I return a letter from James Tilghman Esquire which I presume was enclosed by mistake with those which you sent me.6
About 4 O’clock this morning a fire broke out in Mr Hare’s brewery which nearly consumed that valuable building and two Houses adjoining, belonging to Mr Hare.7
The masons have carried the Bow as high as the top of the lower windows. They were stopped by rain yesterday noon; but there are now appearances of fine and settled weather.
Mrs Lear joins me in respects & gratitude to Mrs Washington and yourself—love to the children & best wishes to all the family.8 With the highest respect and most sincere attachment, I have the honor to be, Sir, Your Obliged & very Hbe Servt
1. For GW’s trip up the Potomac completed on 24 Oct. 1790, see GW to Elizabethtown, Md., Citizens, 20 Oct. 1790, source note.

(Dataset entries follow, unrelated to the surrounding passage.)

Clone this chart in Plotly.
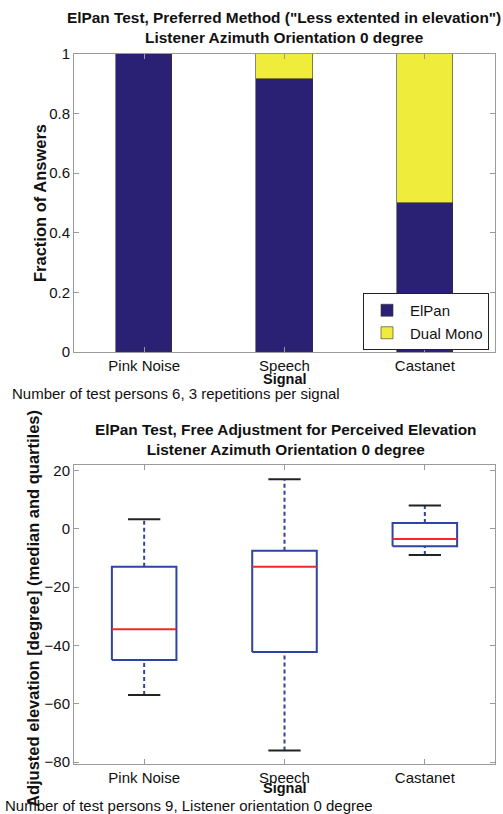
import plotly.graph_objects as go

# ---- data ----
signals = ["Pink Noise", "Speech", "Castanet"]
sig_pos = [1, 2, 3]
elpan_frac = [1.0, 0.9167, 0.5]
dualmono_frac = [0.0, 0.0833, 0.5]

box_upper = [3.3, 17.0, 8.0]
box_q3 = [-13.0, -7.5, 2.0]
box_median = [-34.5, -13.0, -3.5]
box_q1 = [-45.0, -42.3, -6.0]
box_lower = [-57.0, -76.0, -9.0]

top_yticks = [0, 0.2, 0.4, 0.6, 0.8, 1]
bot_yticks = [-80, -60, -40, -20, 0, 20]

FONT = "Liberation Sans, Arial, sans-serif"
NAVY = "#2b2174"
YELLOW = "#f0ec3c"
BOXBLUE = "#2f44a0"
RED = "#ee2a2a"

fig = go.Figure()

# ---- top: stacked bars ----
fig.add_trace(go.Bar(x=sig_pos, y=elpan_frac, name="ElPan", width=0.4,
                     marker=dict(color=NAVY, line=dict(color="#333333", width=0.6)),
                     xaxis="x", yaxis="y"))
fig.add_trace(go.Bar(x=sig_pos, y=dualmono_frac, name="Dual Mono", width=0.4,
                     marker=dict(color=YELLOW, line=dict(color="#333333", width=0.6)),
                     xaxis="x", yaxis="y"))

# ---- bottom: box plots built from the statistics ----
bw = 0.23   # box half width
cw = 0.115  # cap half width
bx, by, wx, wy, cx, cy, mx, my = [], [], [], [], [], [], [], []
for i, p in enumerate(sig_pos):
    bx += [p - bw, p + bw, p + bw, p - bw, p - bw, None]
    by += [box_q1[i], box_q1[i], box_q3[i], box_q3[i], box_q1[i], None]
    wx += [p, p, None, p, p, None]
    wy += [box_q3[i], box_upper[i], None, box_lower[i], box_q1[i], None]
    cx += [p - cw, p + cw, None, p - cw, p + cw, None]
    cy += [box_upper[i], box_upper[i], None, box_lower[i], box_lower[i], None]
    mx += [p - bw, p + bw, None]
    my += [box_median[i], box_median[i], None]

fig.add_trace(go.Scatter(x=wx, y=wy, mode="lines", showlegend=False,
                         line=dict(color=BOXBLUE, width=2, dash="4px,3px"),
                         xaxis="x2", yaxis="y2", hoverinfo="skip"))
fig.add_trace(go.Scatter(x=cx, y=cy, mode="lines", showlegend=False,
                         line=dict(color="#222222", width=2),
                         xaxis="x2", yaxis="y2", hoverinfo="skip"))
fig.add_trace(go.Scatter(x=bx, y=by, mode="lines", showlegend=False,
                         line=dict(color=BOXBLUE, width=2),
                         xaxis="x2", yaxis="y2", hoverinfo="skip"))
fig.add_trace(go.Scatter(x=mx, y=my, mode="lines", showlegend=False,
                         line=dict(color=RED, width=2),
                         xaxis="x2", yaxis="y2", hoverinfo="skip"))

W, H = 503, 814
xdom = [74 / W, 495 / W]
ytop = [(H - 352) / H, (H - 54) / H]
ybot = [(H - 764) / H, (H - 465) / H]

FS = 15
axis_common = dict(showline=True, linecolor="#9a9a9a", linewidth=1, mirror="ticks",
                   ticks="inside", ticklen=5, tickcolor="#9a9a9a", zeroline=False,
                   showgrid=False, automargin=False,
                   tickfont=dict(family=FONT, size=FS, color="#111111"))


def ann(text, x, y, size=FS, xanchor="center", angle=0):
    return dict(text=text, x=x / W, y=(H - y) / H, xref="paper", yref="paper",
                xanchor=xanchor, yanchor="middle", showarrow=False, textangle=angle,
                font=dict(size=size), align="center")


fig.update_layout(
    width=W, height=H,
    margin=dict(l=0, r=0, t=0, b=0),
    paper_bgcolor="white", plot_bgcolor="white",
    barmode="stack", bargap=0,
    font=dict(family=FONT, size=FS, color="#111111"),
    xaxis=dict(domain=xdom, anchor="y", range=[0.5, 3.5], tickvals=sig_pos, ticktext=signals,
               **axis_common),
    yaxis=dict(domain=ytop, anchor="x", range=[0, 1], tickvals=top_yticks,
               ticktext=[f"{v:g}" for v in top_yticks], **axis_common),
    xaxis2=dict(domain=xdom, anchor="y2", range=[0.5, 3.5], tickvals=sig_pos, ticktext=signals,
                **axis_common),
    yaxis2=dict(domain=ybot, anchor="x2", range=[-80.66, 21.86], tickvals=bot_yticks,
                **axis_common),
    legend=dict(x=363 / W, xanchor="left", y=(H - 350) / H, yanchor="bottom",
                bgcolor="white", bordercolor="#222222", borderwidth=1,
                font=dict(family=FONT, size=15), tracegroupgap=0,
                traceorder="normal", itemwidth=36),
    annotations=[
        ann("<b>ElPan Test, Preferred Method (\"Less extented in elevation\")</b><br>"
            "<b>Listener Azimuth Orientation 0 degree</b>", 284, 27, size=15.4),
        ann("<b>Fraction of Answers</b>", 40, 203, size=16.5, angle=-90),
        ann("<b>Signal</b>", 285, 379, size=14.5),
        ann("Number of test persons 6, 3 repetitions per signal", 10, 393, xanchor="left"),
        ann("<b>ElPan Test, Free Adjustment for Perceived Elevation</b><br>"
            "<b>Listener Azimuth Orientation 0 degree</b>", 285, 439, size=15.4),
        ann("<b>Adjusted elevation [degree] (median and quartiles)</b>", 33, 609,
            size=16.5, angle=-90),
        ann("<b>Signal</b>", 285, 788, size=14.5),
        ann("Number of test persons 9, Listener orientation 0 degree", 3, 805, xanchor="left"),
    ],
)

fig.write_html("out.html", config={"displayModeBar": False},
               post_script="document.body.style.margin='0px';")
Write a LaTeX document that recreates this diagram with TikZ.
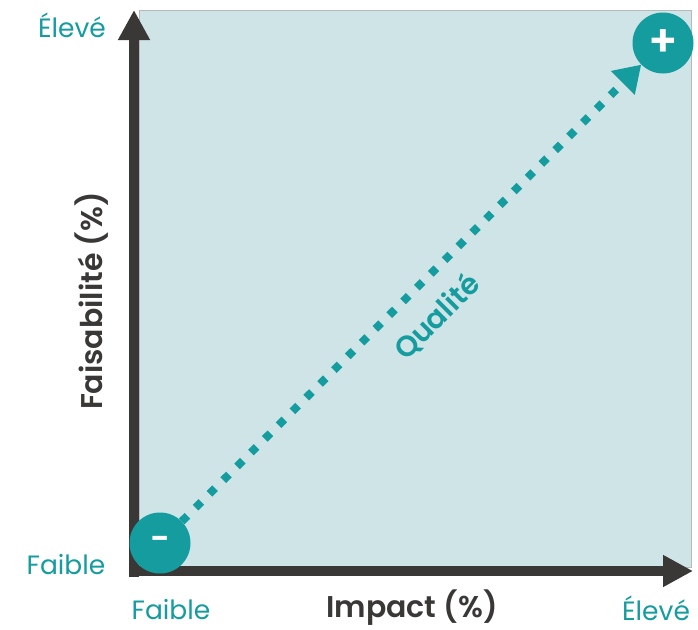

4. GW purchased two mahogany buffets for £9.10. from the comte de Moustier’s agent in March 1790 (see the 4 Mar. 1790 invoice in Alexander Macomb to Lear, 31 Jan. 1790, n.2).
7. On 3 Nov. 1790 the Pennsylvania Journal, and the Weekly Advertiser reprinted a notice from the Pennsylvania Gazette that on “Sunday morning about 4 o’clock, the brew-house of Mr. [Robert] Hare, in the Northern Liberties of this city, was discovered to be on fire; and notwithstanding the utmost exertions of the citizens, a great part of it was burnt.”